Question

How does a star’s rotation affect the appearance of its spectral lines?

Answer 1

Recall the concept of the doppler effect of light which says that light emitted by a source moving towards us gets blue shifted while that emitted by a source moving away from us gets redshifted. We also know that spectral lines are a result of stellar particles emitting or absorbing part of the light emitted by the star. Now, as the star rotates determine the doppler effect pertaining to such motion relative to an observer, and determine how this would affect the position of the spectral lines as observed by the observer.
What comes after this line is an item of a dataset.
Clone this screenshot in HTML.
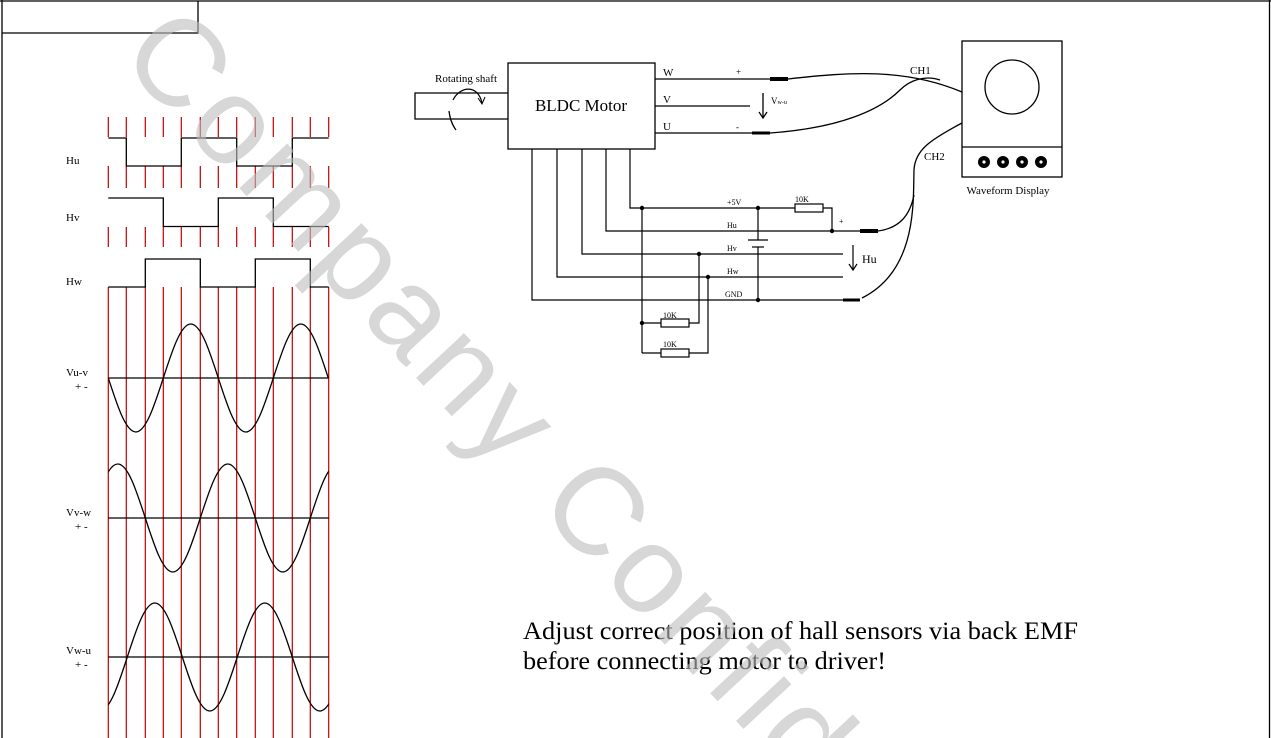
<!DOCTYPE html>
<html><head><meta charset="utf-8">
<style>
html,body{margin:0;padding:0;background:#fff;width:1271px;height:738px;overflow:hidden;}
svg{display:block;}
text{font-family:"Liberation Serif",serif;fill:#000;}
</style></head>
<body>
<svg width="1271" height="738" viewBox="0 0 1271 738" xmlns="http://www.w3.org/2000/svg" overflow="hidden">
<defs><clipPath id="pg"><rect x="0" y="0" width="1271" height="738"/></clipPath></defs>
<!-- frame -->
<g stroke="#000" stroke-width="1.3" fill="none">
<line x1="0" y1="1" x2="1271" y2="1"/>
<line x1="2" y1="0" x2="2" y2="738"/>
<line x1="1269.5" y1="0" x2="1269.5" y2="738"/>
<polyline points="2,33 198,33 198,1"/>
</g>

<!-- red grid lines -->
<path stroke="#c00000" stroke-width="1.2" fill="none" d="
M108.3,117V137M126.3,117V137M145.3,117V137M163.3,117V137M181.3,117V137M200.3,117V137M218.3,117V137M236.7,117V137M255.3,117V137M273.3,117V137M292.3,117V137M310.3,117V137M328.7,117V137
M108.3,166V188M126.3,166V188M145.3,166V188M163.3,166V188M181.3,166V188M200.3,166V188M218.3,166V188M236.7,166V188M255.3,166V188M273.3,166V188M292.3,166V188M310.3,166V188M328.7,166V188
M108.3,227V247M126.3,227V247M145.3,227V247M163.3,227V247M181.3,227V247M200.3,227V247M218.3,227V247M236.7,227V247M255.3,227V247M273.3,227V247M292.3,227V247M310.3,227V247M328.7,227V247
M108.3,287V738M126.3,287V738M145.3,287V738M163.3,287V738M181.3,287V738M200.3,287V738M218.3,287V738M236.7,287V738M255.3,287V738M273.3,287V738M292.3,287V738M310.3,287V738M328.7,287V738"/>

<!-- hall signals -->
<g stroke="#000" stroke-width="1.3" fill="none">
<polyline points="108.3,138 126.3,138 126.3,166 181.3,166 181.3,138 236.7,138 236.7,166 292.3,166 292.3,138 328.7,138"/>
<polyline points="108.3,198 163.3,198 163.3,226.5 218.3,226.5 218.3,198 273.3,198 273.3,226.5 328.7,226.5"/>
<polyline points="108.3,287 145.3,287 145.3,259 200.3,259 200.3,287 255.3,287 255.3,259 310.3,259 310.3,287 328.7,287"/>
<line x1="108.3" y1="378" x2="328.7" y2="378"/>
<line x1="108.3" y1="518" x2="328.7" y2="518"/>
<line x1="108.3" y1="657" x2="328.7" y2="657"/>
</g>
<clipPath id="wc"><rect x="108.3" y="290" width="220.4" height="448"/></clipPath>
<g stroke="#000" stroke-width="1.3" fill="none" clip-path="url(#wc)">
<path d="M108.3,378 C117.5,406.4 125.9,432 135.8,432 C145.7,432 154.1,406.4 163.3,378 C172.5,349.6 180.9,324 190.8,324 C200.7,324 209.1,349.6 218.3,378 C227.5,406.4 235.9,432 245.8,432 C255.7,432 264.1,406.4 273.3,378 C282.5,349.6 290.9,324 300.8,324 C310.7,324 319.1,349.6 328.3,378"/>
<path d="M90.3,518 C99.5,489.6 107.9,464 117.8,464 C127.7,464 136.1,489.6 145.3,518 C154.5,546.4 162.9,572 172.8,572 C182.7,572 191.1,546.4 200.3,518 C209.5,489.6 217.9,464 227.8,464 C237.7,464 246.1,489.6 255.3,518 C264.5,546.4 272.9,572 282.8,572 C292.7,572 301.1,546.4 310.3,518 C319.5,489.6 327.9,464 337.8,464"/>
<path d="M72.3,657 C81.5,685.4 89.9,711 99.8,711 C109.7,711 118.1,685.4 127.3,657 C136.5,628.6 144.9,603 154.8,603 C164.7,603 173.1,628.6 182.3,657 C191.5,685.4 199.9,711 209.8,711 C219.7,711 228.1,685.4 237.3,657 C246.5,628.6 254.9,603 264.8,603 C274.7,603 283.1,628.6 292.3,657 C301.5,685.4 309.9,711 319.8,711 C329.7,711 338.1,685.4 347.3,657"/>
</g>
<g font-size="11">
<text x="66" y="164">Hu</text>
<text x="66" y="221">Hv</text>
<text x="66" y="285">Hw</text>
<text x="66" y="376">Vu-v</text>
<text x="75" y="390">+ -</text>
<text x="66" y="516">Vv-w</text>
<text x="75" y="530">+ -</text>
<text x="66" y="654">Vw-u</text>
<text x="75" y="668">+ -</text>
</g>

<!-- motor -->
<g stroke="#000" stroke-width="1.3" fill="none">
<rect x="508" y="63" width="147" height="86"/>
<polyline points="508,93 415,93 415,119 508,119"/>
<path d="M453,100 C460,86 478,84 482,103"/>
<path d="M478,98 L482,104 L485,97" stroke-width="1"/>
<path d="M449,111 C450,120 453,126 456,130"/>
<line x1="655" y1="79" x2="770" y2="79"/>
<line x1="655" y1="106" x2="750" y2="106"/>
<line x1="655" y1="133" x2="752" y2="133"/>
<line x1="763" y1="93" x2="763" y2="118"/>
<polyline points="759,112 763,118 767,112"/>
<path d="M788,79 C850,72 905,68 962,92"/>
<path d="M770,133 C840,128 880,110 900,90 C910,80 925,75 940,80"/>
<path d="M962,123 C930,140 915,150 914,170 C913,200 918,270 862,298"/>
<path d="M914,195 C910,215 900,228 878,231"/>
</g>
<g stroke="#000" stroke-linecap="butt">
<line x1="770" y1="79" x2="788" y2="79" stroke-width="4"/>
<line x1="752" y1="133" x2="770" y2="133" stroke-width="3"/>
<line x1="860" y1="231" x2="878" y2="231" stroke-width="4"/>
<line x1="843" y1="300" x2="860" y2="300" stroke-width="3"/>
</g>
<text x="435" y="82" font-size="11">Rotating shaft</text>
<text x="581" y="111" font-size="17" text-anchor="middle">BLDC Motor</text>
<text x="663" y="76" font-size="11">W</text>
<text x="663" y="103" font-size="11">V</text>
<text x="663" y="130" font-size="11">U</text>
<text x="736" y="75" font-size="9">+</text>
<text x="736" y="130" font-size="9">-</text>
<text x="771" y="104" font-size="9">V<tspan font-size="6">w-u</tspan></text>

<!-- scope -->
<g stroke="#000" stroke-width="1.3" fill="none">
<rect x="962" y="41" width="100" height="136"/>
<line x1="962" y1="147" x2="1062" y2="147"/>
<circle cx="1012" cy="87" r="27"/>
</g>
<g fill="#000">
<circle cx="984" cy="162" r="6"/><circle cx="1003" cy="162" r="6"/><circle cx="1022" cy="162" r="6"/><circle cx="1041" cy="162" r="6"/>
</g>
<g fill="#fff">
<circle cx="984" cy="162" r="1.6"/><circle cx="1003" cy="162" r="1.6"/><circle cx="1022" cy="162" r="1.6"/><circle cx="1041" cy="162" r="1.6"/>
</g>
<text x="1008" y="194" font-size="11" text-anchor="middle">Waveform Display</text>
<text x="910" y="74" font-size="11">CH1</text>
<text x="924" y="160" font-size="11">CH2</text>

<!-- hall wiring -->
<g stroke="#000" stroke-width="1.2" fill="none">
<polyline points="630,149 630,208 795,208"/>
<polyline points="823,208 832,208 832,231"/>
<polyline points="606,149 606,231 860,231"/>
<polyline points="582,149 582,254 843,254"/>
<polyline points="557,149 557,277 843,277"/>
<polyline points="532,149 532,300 843,300"/>
<line x1="642" y1="208" x2="642" y2="353"/>
<line x1="758" y1="208" x2="758" y2="240"/>
<line x1="758" y1="247" x2="758" y2="300"/>
<line x1="748" y1="240" x2="768" y2="240"/>
<line x1="752" y1="247" x2="764" y2="247"/>
<rect x="795" y="204" width="28" height="8"/>
<line x1="642" y1="323" x2="661" y2="323"/>
<rect x="661" y="319" width="28" height="8"/>
<polyline points="689,323 699,323 699,254"/>
<line x1="642" y1="353" x2="661" y2="353"/>
<rect x="661" y="349" width="28" height="8"/>
<polyline points="689,353 708,353 708,277"/>
<line x1="853" y1="245" x2="853" y2="270"/>
<polyline points="849,264 853,270 857,264"/>
</g>
<g fill="#000">
<circle cx="642" cy="208" r="2.2"/><circle cx="758" cy="208" r="2.2"/><circle cx="832" cy="231" r="2.2"/>
<circle cx="699" cy="254" r="2.2"/><circle cx="708" cy="277" r="2.2"/><circle cx="758" cy="300" r="2.2"/>
<circle cx="642" cy="323" r="2.2"/>
</g>
<g font-size="8">
<text x="727" y="205">+5V</text>
<text x="727" y="228">Hu</text>
<text x="727" y="251">Hv</text>
<text x="727" y="274">Hw</text>
<text x="725" y="297">GND</text>
<text x="795" y="202">10K</text>
<text x="663" y="318">10K</text>
<text x="663" y="347">10K</text>
<text x="839" y="224">+</text>
</g>
<text x="862" y="263" font-size="12">Hu</text>

<!-- note -->
<text x="523" y="639" font-size="25" textLength="555" lengthAdjust="spacingAndGlyphs">Adjust correct position of hall sensors via back EMF</text>
<text x="523" y="669" font-size="25" textLength="363" lengthAdjust="spacingAndGlyphs">before connecting motor to driver!</text>

<!-- watermark -->
<g clip-path="url(#pg)">
<g transform="translate(178,58) rotate(47)">
<text x="-42" y="44" font-size="124" letter-spacing="6" style="font-family:'Liberation Sans',sans-serif;fill:#bdbdbd;opacity:0.6">Company Confide</text>
</g>
</g>
</svg>
</body></html>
Remember to account for the broadening of the spectral lines as a consequence of this as well.

Complete answer:
Let us begin by first understanding the concept of the Doppler effect of light.
Doppler effect is the apparent change in the frequency and wavelength of light caused by relative motion between the source and the observer. Now, redshift and blueshift determine how the light shifts towards the longer(red) and shorter(blue) wavelengths of light depending on the nature of the apparent motion between the source and the observer. If the source is moving towards the observer then the light appears to be blue shifted with the observer receiving light of wavelength less than the actual wavelength of the source, and if the source is moving away from the observer, the light appears to be redshifted with the observer receiving light of wavelength longer than the actual wavelength of the source.
Now, keeping in mind that a spectral line is either a dark or a bright line in an otherwise continuous spectrum of light emitted or absorbed by a star as observed by an observer, let us determine how the rotation of a star would influence the position of these spectral lines.
Now, as the star rotates, there is always one side that is rotating towards us and another side rotating away. Due to the doppler effect, the spectral lines in the spectrum of light coming from the side of the start that is rotating towards us are shifted to shorter wavelengths and the lines in the spectrum of light coming from the side of the star that is rotating away from us are shifted towards longer wavelengths.
Additionally, there is also a sort of blurring of the spectral lines that is observed, which is called as Doppler broadening, where the fine spectral lines appear to be unresolved resulting in a cumulative broad spectral line instead. This occurs due to the different velocities of the light-emitting or absorbing particles in the star’s atmosphere as it rotates.
Thus, as the star rotates, the spectral lines get redshifted or blueshifted, accompanied by the broadening of the spectral lines depending on the rotational velocity of the star.

Note:
Astronomers use the above-discussed doppler effect of light and doppler broadening to determine the velocity with which the star rotates. As the star executes multiple rotations, the observed spectrum is cyclically repeated with a periodic broadening of spectral lines. This regularity of broadening can be used to measure the rotational velocity of the star. The larger the broadening, the larger the velocity with which the star rotates, since the spectral lines indicate the cumulative light emitted or absorbed by many stellar particles together. Note that the measurement of the doppler shift in spectral lines also enables us to measure the rotational velocity by measuring the periodicity with which the line shifts occur.